Ramon del Rosario and Dr. Chito Salazar, chair and president of PBEd, respectively, immediately understood that community engagement and teacher quality were two essential elements. PBEd, which counts among its members the CEOs of the country’s top 500 corporations, added another reform dimension: the need to align core competencies with international standards from both the education and industry standpoint.
PBEd campaigned for the 12-year basic education cycle as a quality imperative. Salazar pointed out that K to 12 directly improves the quality of basic education through comprehensive curriculum reform and the systematic adoption of evidence-based teaching strategies.
In his presentation on quality, curriculum and assessment in the context of K to 12, Mapua Institute of Technology and Malayan Colleges president Dr. Reynaldo Vea argued that the additional two years of formation can be maximized at the tertiary level: “We can aim to produce more competitive professionals and much better college graduates.

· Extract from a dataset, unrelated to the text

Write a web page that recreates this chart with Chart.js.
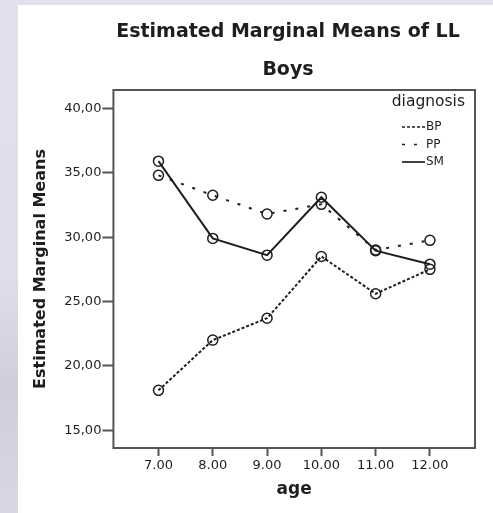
<!DOCTYPE html>
<html>
<head>
<meta charset="utf-8">
<script src="https://cdn.jsdelivr.net/npm/chart.js@4"></script>
<style>
  html, body { margin: 0; padding: 0; }
  body {
    width: 493px; height: 513px; overflow: hidden;
    background: linear-gradient(to bottom, #e2e2ee 0%, #dedeea 55%, #cfcfdc 75%, #d8d8e4 100%);
  }
  #panel {
    position: absolute; left: 18px; top: 5px;
    width: 475px; height: 508px; background: #fff;
  }
</style>
</head>
<body>
<div id="panel"><canvas id="myChart" width="475" height="508"></canvas></div>
<script>
// data
const ages = [7, 8, 9, 10, 11, 12];
const bpValues = [18.1, 22.0, 23.7, 28.5, 25.6, 27.5];
const ppValues = [34.8, 33.25, 31.8, 32.55, 29.0, 29.75];
const smValues = [35.9, 29.9, 28.6, 33.1, 28.95, 27.9];
const xTicks = [7, 8, 9, 10, 11, 12];
const yTicks = [15, 20, 25, 30, 35, 40];

const ink = '#1e1e1e';
const font = 'DejaVu Sans, sans-serif';

function toPoints(vals) {
  return vals.map((v, i) => ({ x: ages[i], y: v }));
}

function lineSet(label, vals, dash) {
  return {
    label: label,
    data: toPoints(vals),
    borderDash: dash,
    borderColor: ink,
    borderWidth: 2,
    pointRadius: 5,
    pointBorderWidth: 1.5,
    pointBorderColor: ink,
    pointBackgroundColor: 'rgba(0,0,0,0)',
    tension: 0
  };
}

// titles, box round the plot, legend in the corner
const boxAndLegend = {
  id: 'boxAndLegend',
  afterDraw(chart) {
    const { ctx, chartArea: a } = chart;
    ctx.save();
    ctx.fillStyle = ink;
    ctx.textAlign = 'center';
    ctx.textBaseline = 'middle';
    ctx.font = 'bold 19px ' + font;
    ctx.fillText('Estimated Marginal Means of LL', 270, 27);
    ctx.fillText('Boys', 270, 65);

    ctx.strokeStyle = '#555';
    ctx.lineWidth = 2;
    ctx.strokeRect(a.left, a.top, a.right - a.left, a.bottom - a.top);

    ctx.font = '15.5px ' + font;
    ctx.textAlign = 'right';
    ctx.fillText('diagnosis', a.right - 10, a.top + 12);

    ctx.font = '12px ' + font;
    ctx.textAlign = 'left';
    chart.data.datasets.forEach((ds, i) => {
      const y = a.top + 37 + i * 17.5;
      ctx.beginPath();
      ctx.setLineDash(ds.borderDash || []);
      ctx.lineWidth = 1.7;
      ctx.strokeStyle = ink;
      ctx.moveTo(a.right - 73, y);
      ctx.lineTo(a.right - 50, y);
      ctx.stroke();
      ctx.fillText(ds.label, a.right - 49, y);
    });
    ctx.restore();
  }
};

const ctx = document.getElementById('myChart');
new Chart(ctx, {
  type: 'line',
  data: {
    datasets: [
      lineSet('BP', bpValues, [3, 2]),
      lineSet('PP', ppValues, [3, 9]),
      lineSet('SM', smValues, [])
    ]
  },
  options: {
    responsive: false,
    animation: false,
    layout: { padding: { left: 13, right: 18, top: 85, bottom: 13 } },
    plugins: {
      legend: { display: false },
      tooltip: { enabled: false },
      colors: { enabled: false }
    },
    scales: {
      x: {
        type: 'linear',
        min: 6.17,
        max: 12.83,
        afterBuildTicks: s => { s.ticks = xTicks.map(v => ({ value: v })); },
        ticks: {
          color: ink,
          font: { family: font, size: 13 },
          padding: 2,
          maxRotation: 0,
          callback: v => v.toFixed(2)
        },
        grid: { drawOnChartArea: false, tickLength: 8, tickWidth: 2, color: '#555' },
        border: { display: false },
        title: {
          display: true,
          text: 'age',
          color: ink,
          font: { family: font, size: 17, weight: 'bold' },
          padding: { top: 4, bottom: 0 }
        }
      },
      y: {
        min: 13.62,
        max: 41.43,
        afterBuildTicks: s => { s.ticks = yTicks.map(v => ({ value: v })); },
        ticks: {
          color: ink,
          font: { family: font, size: 13 },
          padding: 1,
          callback: v => v.toFixed(2).replace('.', ',')
        },
        grid: { drawOnChartArea: false, tickLength: 11, tickWidth: 2, color: '#555' },
        border: { display: false },
        title: {
          display: true,
          text: 'Estimated Marginal Means',
          color: ink,
          font: { family: font, size: 16, weight: 'bold' },
          padding: { top: 0, bottom: 13 }
        }
      }
    }
  },
  plugins: [boxAndLegend]
});
</script>
</body>
</html>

In fact, we can have better master’s-degree and PhD holders.” Vea also said the key is outcomes-based education, wherein the desired program outcomes are “the set of learning competencies that enable learners to perform complex tasks, functions and roles and that students are expected to possess at the time of graduation.”
In various other forums on “Continuing the Education Revolution,” Penny Bongato, executive director for talent development at the Information Technology and Business Process Association of the Philippines (Ibpap), has repeatedly emphasized that the relatively small number of students in the country’s annual graduate pool who possess competencies at the level that Vea described severely impacts on the Philippines’ global competitiveness.
From 2010 to 2012, Ibpap and the Department of Science and technology conducted a national-level Global Competitiveness Assessment Tool for the information technology and business process management (IT-BPM) industry. As many as 21,000 graduating college students and about 3,000 new hires were tested for basic skills (cognitive ability, English proficiency, computer literacy and perceptual speed and accuracy) and behavioral skills (learning orientation, responsiveness, reliability, courtesy, empathy and interpersonal communication).
The responses of the graduating students indicated the competency level of the supply, and those of the new hires, of the demand. A team formed by the UP Statistical Research Foundation led by Dr. Erniel Barrios processed the data.
Their findings show that in general, the current supply of basic skills is 21 percent off the demand in the IT-BPM sector, and that the top 25 percent of the students have basic skills that are only 9 percent higher than the average demand. “This implies that even among the ‘best’ students, they are not much better than what is needed in the IT-BPM industry,” Barrios said.
The data clearly show that the professional formation of our graduates has been inadequate thus far. K to 12, being a global benchmark, will directly address this inadequacy.